Senin, 04 April 2011

Mont Blanc, Chamonix (Part II)

Mont Blanc, Chamonix (Part II)
Fabiola - Belanda
 Kokiers bisa membaca bagian pertama perjalanan kami ke Mont Blanc di sini
Setibanya di tujuan, udara semakin dingin. Wuaah....jaket jeansku semakin tak sanggup menahan udara dingin seperti ini. Kalau saja matahari muncul memancarkan sinarnya, udara tidak akan sedingin ini. Begitulah jika sang surya tertutup awan yang tebal.
 Di puncak Le Brevent, aku merasa seakan-akan berada di negeri awan. Awan terletak hampir sejajar dengan mata. Sejauh mata memandang hanya terlihat pegunungan hijau yang permai dihiasi dengan langit biru dengan gerombolan awan-awan putihnya. Betul-betul negeri di atas awan....
Dengan mengalihkan pandangan ke seberang, kami melihat Mont Blanc begitu jelas. Gunung putih ini begitu cantik dnegan hiasan glacier-nya. Sayang, kumpulaj awan-awan putih sedikit menutupi puncaknya sekalipun cuaca cukup cerah. Biarpun demikian, kami puas sekali dengan apa yang kami lihat. Yang penting tidak hujan! Terbayang kalau cuaca saat itu tidak mendukung, kami hanya bisa melihat warna abu-abu mendominasi pemandangan.

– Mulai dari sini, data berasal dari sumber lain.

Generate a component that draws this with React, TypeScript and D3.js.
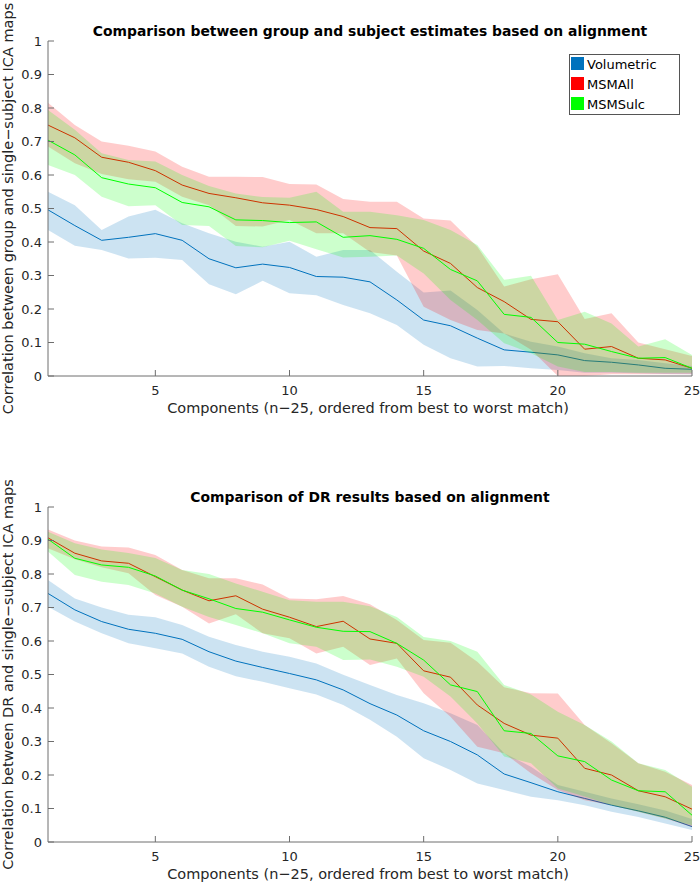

Tak terasa jam sudah menunjukan waktu makan siang. Kami pun berhenti sejenak untuk sekedar mengisi perut dengan bekal sudah kami persiapkan dari penginapan. Setelah bensin perut terisi, energi kembali fullcharged. Langkah menuju ke negeri di awan berlanjut. Pandangan mata tertuju ke bawah, badan gunung diselimuti gundukan saju yang tidak meleleh.
Selama pendakian, kami selalu ingat untuk berhati-hati. Tanah yang kami tapaki bukan sekedar tanah biasa tetapi tanah bercampurkan dengan batu-batu alam. Kalau jatuh...auwwwsakit bener. Aku harus ekstra hati-hati terkait dengan sepatu yang aku gunakan. Aku sudah disarankan untuk memakai sepatu olahraga. Namun, aku bersikeras untuk menggunakan sepatu terbuka, dengan alasan trendy dan modis. Suamiku tinggal menertawakan dengan getir kekeraskepalaanku ini.
  
Puas berkeliling di negeri awan, membuat perut kami cepat terasa lapar. Kami mencari restoran untuk sekedar menikmati semangkuk sup yang panas. Tapi, kami kecewa sekali. Sup Bawang yang notabene berasal dari Perancis sungguh jauh di luar nikmat yang kami bayangkan...

Tak lama kemudian kembali kami ke cable car untuk kembali ke pusat kota Chamonix. Kota di tengah lembah pegunungan ini makin padat dengan manusia seiring dengan teriknya sengatan matahari. Kafé-kafé makin dipenuhi oleh pelanggan, baik yang sedang menikmati makan siang atau sekedar meneguk bir dingin. Waktu menjelang sorepun kami habiskan di tengah kota dan tak lupa jeprat sana jepret sini dengan kami aspretku sebagai kenangan sekali lagi akan indahnya kota.